Republican lawmakers objected because they first wanted a vote on another agreed-to bill that would cut $385 million from the fiscal 1992 budget.
But Democrats said that Republicans failed to prepare it for a vote.
Democrats have worked throughout the extended session to blame Edgar and Republican lawmakers for holding up a statewide budget over the largely regional issue of skyrocketing property taxes. Democratic leaders have said that no support exists among their members for capping local real estate taxes and that the matter is a local, not a state, issue.
Republicans, meanwhile, have said property-tax relief is among a host of unresolved issues still facing the General Assembly, including the duration of a renewed income-tax surcharge and how its roughly $700 million in annual revenues should be distributed.
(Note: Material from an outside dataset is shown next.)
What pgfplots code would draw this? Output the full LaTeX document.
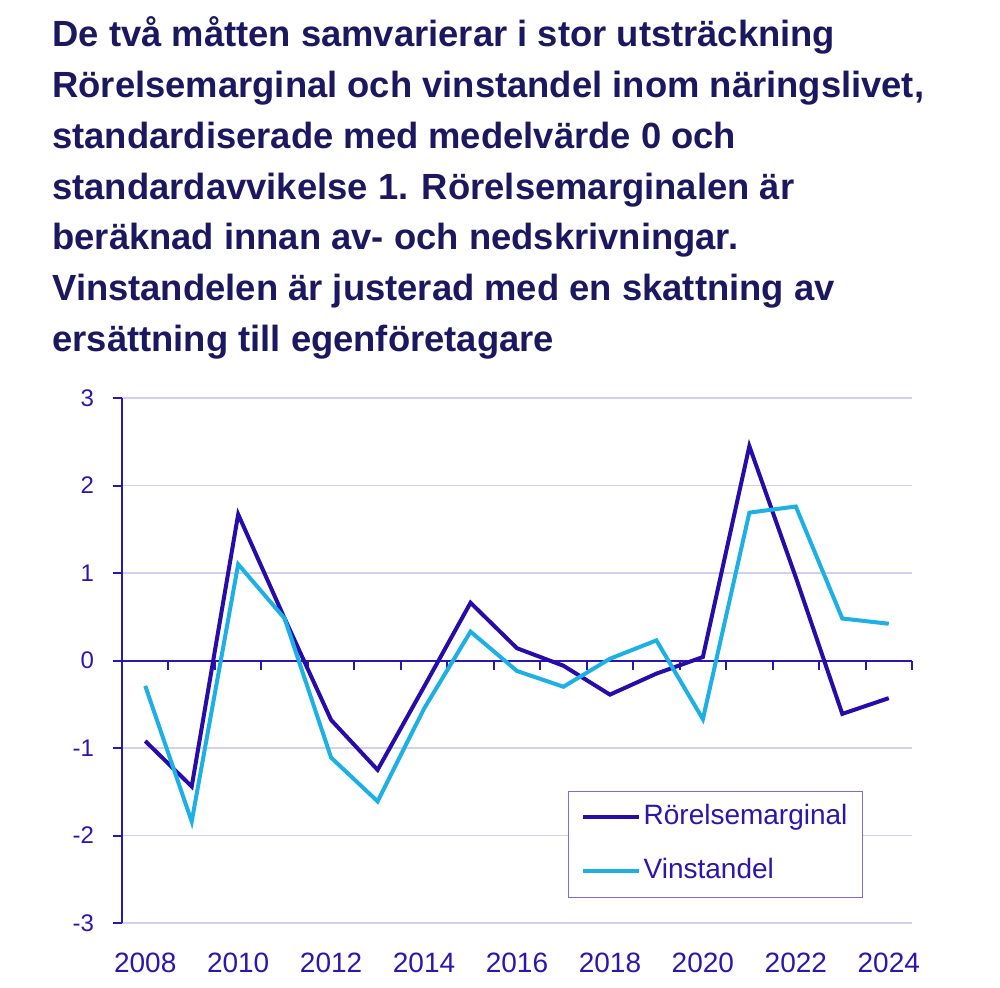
\documentclass[border=0pt]{standalone}
\usepackage{fontspec}
\setmainfont{Liberation Sans}
\usepackage{pgfplots}
\pgfplotsset{compat=1.18}
\definecolor{titlenavy}{RGB}{27,24,96}
\definecolor{axisblue}{RGB}{44,22,176}
\definecolor{rmdark}{RGB}{40,12,170}
\definecolor{vslight}{RGB}{28,176,228}
\definecolor{gridlav}{RGB}{210,208,240}
\definecolor{legframe}{RGB}{120,110,215}

\begin{document}
\begin{tikzpicture}
\path[use as bounding box] (0pt,0pt) rectangle (500pt,-494pt);
\begin{scope}[every node/.style={anchor=base west, inner sep=0pt, text=titlenavy,
    font=\fontsize{18.2pt}{21pt}\selectfont\bfseries}]
  \node at (26pt,-23.5pt)  {De två måtten samvarierar i stor utsträckning};
  \node at (26pt,-48.85pt) {Rörelsemarginal och vinstandel inom näringslivet,};
  \node at (26pt,-74.2pt)  {standardiserade med medelvärde 0 och};
  \node at (26pt,-99.55pt) {standardavvikelse 1. Rörelsemarginalen är};
  \node at (26pt,-124.9pt) {beräknad innan av- och nedskrivningar.};
  \node at (26pt,-150.25pt){Vinstandelen är justerad med en skattning av};
  \node at (26pt,-175.6pt) {ersättning till egenföretagare};
\end{scope}
\begin{axis}[
  at={(61pt,-461.5pt)}, anchor=south west,
  scale only axis, width=395pt, height=262.5pt,
  xmin=2007.5, xmax=2024.5, ymin=-3, ymax=3,
  axis x line*=middle, axis y line*=left,
  axis line style={axisblue, line width=1pt},
  hide obscured x ticks=false, hide obscured y ticks=false,
  tick align=outside, major tick length=4.5pt,
  tick style={axisblue, line width=1pt},
  xtick={2007.5,2008.5,...,2024.5}, xticklabels={},
  extra x ticks={2008,2010,...,2024},
  extra x tick labels={2008,2010,2012,2014,2016,2018,2020,2022,2024},
  extra x tick style={major tick length=0pt,
    tick label style={anchor=center, yshift=-151pt}},
  xticklabel style={font=\fontsize{14pt}{16pt}\selectfont, text=axisblue},
  ytick={-3,-2,...,3}, yticklabels={-3,-2,-1,0,1,2,3},
  yticklabel style={font=\fontsize{12pt}{14pt}\selectfont, text=axisblue, xshift=-6pt},
  ymajorgrids, major grid style={gridlav, line width=0.75pt},
  legend cell align=left,
  legend image code/.code={\draw[#1] (0pt,0pt) -- (28pt,0pt);},
  legend style={at={(0.5646,0.0476)}, anchor=south west, draw=legframe,
    line width=0.6pt, fill=white, font=\fontsize{14pt}{16pt}\selectfont,
    text=axisblue, inner xsep=6pt, inner ysep=5pt, row sep=11pt,
    nodes={inner sep=1.5pt, text depth=3pt, text height=10pt}},
]
\addplot[rmdark, line width=2pt] coordinates {
  (2008,-0.92) (2009,-1.44) (2010,1.67) (2011,0.48) (2012,-0.68)
  (2013,-1.25) (2014,-0.30) (2015,0.66) (2016,0.14) (2017,-0.06)
  (2018,-0.39) (2019,-0.15) (2020,0.04) (2021,2.45) (2022,0.95)
  (2023,-0.61) (2024,-0.43)
};
\addlegendentry{Rörelsemarginal}
\addplot[vslight, line width=2pt] coordinates {
  (2008,-0.29) (2009,-1.84) (2010,1.10) (2011,0.48) (2012,-1.11)
  (2013,-1.61) (2014,-0.55) (2015,0.33) (2016,-0.12) (2017,-0.30)
  (2018,0.02) (2019,0.23) (2020,-0.67) (2021,1.69) (2022,1.76)
  (2023,0.48) (2024,0.42)
};
\addlegendentry{Vinstandel}
\end{axis}
\end{tikzpicture}
\end{document}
Even before the partisan volleying, Edgar warned that the effort by Democrats to discredit Republican calls for property-tax relief would only serve to lengthen the latest spring session since 1974.
”What I fear is you do these votes and you just have people dig in deeper and deeper and make it that much more diffciult to find some common ground on all these issues,” the governor said. ”We haven`t found much common ground yet.”
Meanwhile, Edgar sought to encourage state employees to show up for work next week even though lawmakers missed a noon Thursday deadline that would have ensured that 10,346 workers due to be paid Monday would receive their checks.
At least some of those workers could be paid on time if action is taken before noon Friday, but that appeared highly unlikely.
”I am hopeful that state employees on Monday will come to work and continue to work because I will assure them that eventually we`re going to pay them,” Edgar said. ”I can`t say the date because I don`t know how long this is going to drag on.”
The governor previously said the state was looking at options for shutting down some state services, but he backtracked from that posture and said it will be up to state employees to decide what services will be disrupted by whether or not they show up for work.
Edgar`s latest decision on the fate of state services comes after the governors of Connecticut and Maine suffered severe political backlash from a shutdown of services in those states.
In a hearing Friday, the Illinois Appellate Court will decide on a lawsuit demanding that the state continue to pay its workers. A lower court dismissed the suit this week.
In Chicago, a federal judge Thursday extended a temporary order requiring the state to continue issuing welfare checks.
After the legislature had adjourned for the day, state police in Springfield arrested six homeless activists who had held a sit-in vigil outside the governor`s office throughout the day to protest the budget impasse and proposed cuts in social services.
They were charged with criminal trespass.
Police had arrested a seventh protester earlier in the day after he left the vigil on the second floor of the Capitol and then tried to return.